By sheer coincidence, I arrived at Crawford to serve as a writing mentor a few days after the so-called riot. Julie Elliott, the principal then, was more upset by the exaggerated media accounts than by the relatively small number of students who had broken rules and were being disciplined. She was enthusiastic about Crawford’s culturally rich student body. The surrounding neighborhood was a landing zone for refugees from Asia, Africa, the Middle East and the Americas. In a world atlas, she traced their homelands; it looked like a Cold War map of U.S. military interventions from Vietnam to Somalia.

Ironically, children of war were relocated from the world’s most dangerous neighborhoods to one of San Diego’s most dangerous neighborhoods, where they competed with established residents for housing and jobs. No wonder Crawford High School was a flash point for cultural conflict. Yet Elliott claimed it was really the opposite. Who was right?

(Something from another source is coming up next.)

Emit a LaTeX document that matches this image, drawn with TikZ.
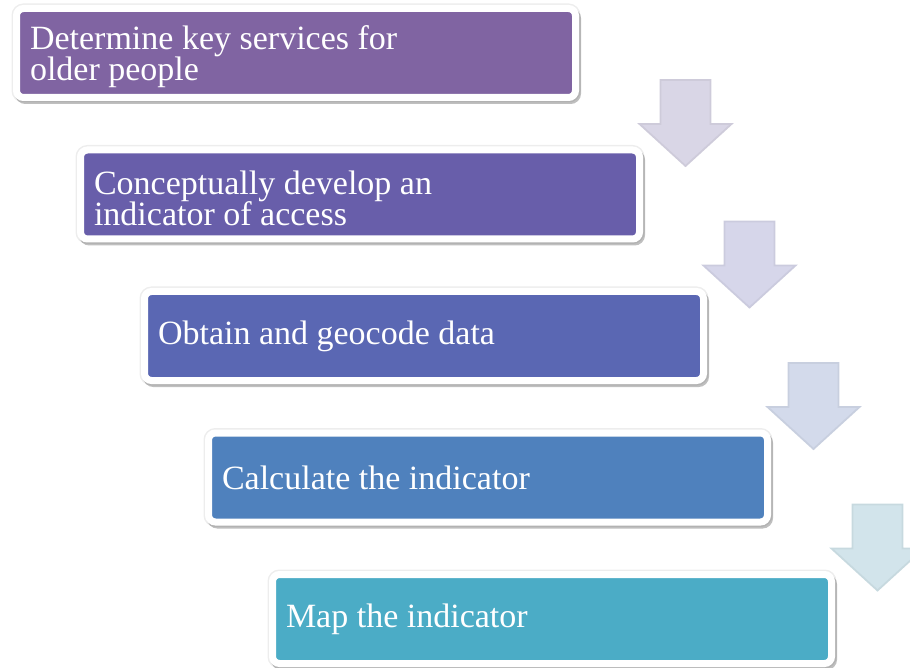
\documentclass[tikz,border=0pt]{standalone}
\usepackage{fontspec}
\setmainfont{Liberation Serif}
\usetikzlibrary{positioning, calc}

\definecolor{stepA}{HTML}{8064A2}
\definecolor{stepB}{HTML}{685EAA}
\definecolor{stepC}{HTML}{5A67B3}
\definecolor{stepD}{HTML}{4F81BD}
\definecolor{stepE}{HTML}{4BACC6}
\definecolor{arrA}{HTML}{D9D6E6}
\definecolor{arrB}{HTML}{D6D6EA}
\definecolor{arrC}{HTML}{D3DAEB}
\definecolor{arrD}{HTML}{D2E4EB}

\begin{document}
\begin{tikzpicture}[
 x=0.5pt, y=-0.5pt,
 stepbox/.style={draw=white, line width=3.5pt, rounded corners=3.5pt,
   minimum width=279.5pt, minimum height=44.5pt, text width=266pt,
   inner xsep=6.75pt, align=left, text=white,
   font=\fontsize{17}{15.5}\selectfont,
   execute at begin node={\spaceskip=0.25em\lineskiplimit=-20pt\relax},
   preaction={draw=black, draw opacity=0.07, line width=5pt},
   preaction={draw=black, draw opacity=0.25, line width=3.5pt,
     transform canvas={xshift=1pt, yshift=-1.5pt}}},
 twoline/.style={execute at begin node={\rule{0pt}{16pt}}},
 downarrow/.pic={\path[pic actions] (-25,0) -- (25,0) -- (25,44) -- (46,44)
   -- (0,86) -- (-46,44) -- (-25,44) -- cycle;},
 arrow/.style={line width=0.9pt, line join=miter}
 ]

  \useasboundingbox (0,0) rectangle (910,668);
  \clip (0,0) rectangle (910,668);

  % Steps
  \node[stepbox, twoline, fill=stepA] (determine) at (296,53) {Determine key services for\\older people};
  \node[stepbox, twoline, fill=stepB] (develop) at ($(determine)+(64,141.5)$) {Conceptually develop an\\indicator of access};
  \node[stepbox, fill=stepC] (obtain) at ($(develop)+(64,141.5)$) {Obtain and geocode data};
  \node[stepbox, fill=stepD] (calculate) at ($(obtain)+(64,141.5)$) {Calculate the indicator};
  \node[stepbox, fill=stepE] (map) at ($(calculate)+(64,141.5)$) {Map the indicator};

  % Block arrows between steps
  \pic[arrow, fill=arrA, draw=arrA!95!black] at ($(determine.east)+(106.5,27)$) {downarrow};
  \pic[arrow, fill=arrB, draw=arrB!95!black] at ($(develop.east)+(106.5,27)$) {downarrow};
  \pic[arrow, fill=arrC, draw=arrC!95!black] at ($(obtain.east)+(106.5,27)$) {downarrow};
  \pic[arrow, fill=arrD, draw=arrD!95!black] at ($(calculate.east)+(106.5,27)$) {downarrow};

\end{tikzpicture}
\end{document}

Over the next year, I navigated the passageways where cliques from Vietnam, Sudan or Mexico met before school. As soon as the bell rang, the cliques broke up and kids poured into classes. At lunch, new cliques formed, based on interests, from hip-hop to study groups. I was intrigued by the way the students flowed in and out of social categories. They looked like schools of brightly colored fish that cluster about an underwater coral reef. With my bow tie and briefcase, I might have seemed to them like a weird scuba diver. Yet they appeared unthreatened by my presence. As I marveled at their magical interactions, I felt utterly safe. Branded with a bad rep for riot, Crawford actually seemed friendly, comfortable and tolerant.

Beneath the coral reef lay a reservoir of pain and suffering that emerged in students’ writing. They had witnessed massacres, endured starvation, fled burning refugee camps, been hunted by la migra, survived drive-by shootings. When I naively directed students to “Raise your hand if you’ve heard gunshots near home,” nearly all hands shot up. I coaxed them to read their stories aloud. Their tales of abuse, abandonment, hunger and genocide left me trembling. Yet most were not bitter complainers. On the contrary, immigrants admired their parents’ sacrifices and appreciated America as a land of freedom, even as they struggled with harsh realities. Compared to the violence they had experienced abroad and at home, the “riot” was a bad joke.

I’ve had the privilege of teaching extraordinary students at other schools, but no campus has quite the ambience of Crawford High. What is Crawford’s secret? The magical formula is that when all students belong to minorities, no group dominates. (See the ethnic breakdown on the opposite page.) Imagine a society where everyone is different and all depend on good relations. Crawford is no Utopia, but it hasn’t had a disturbance since 1997.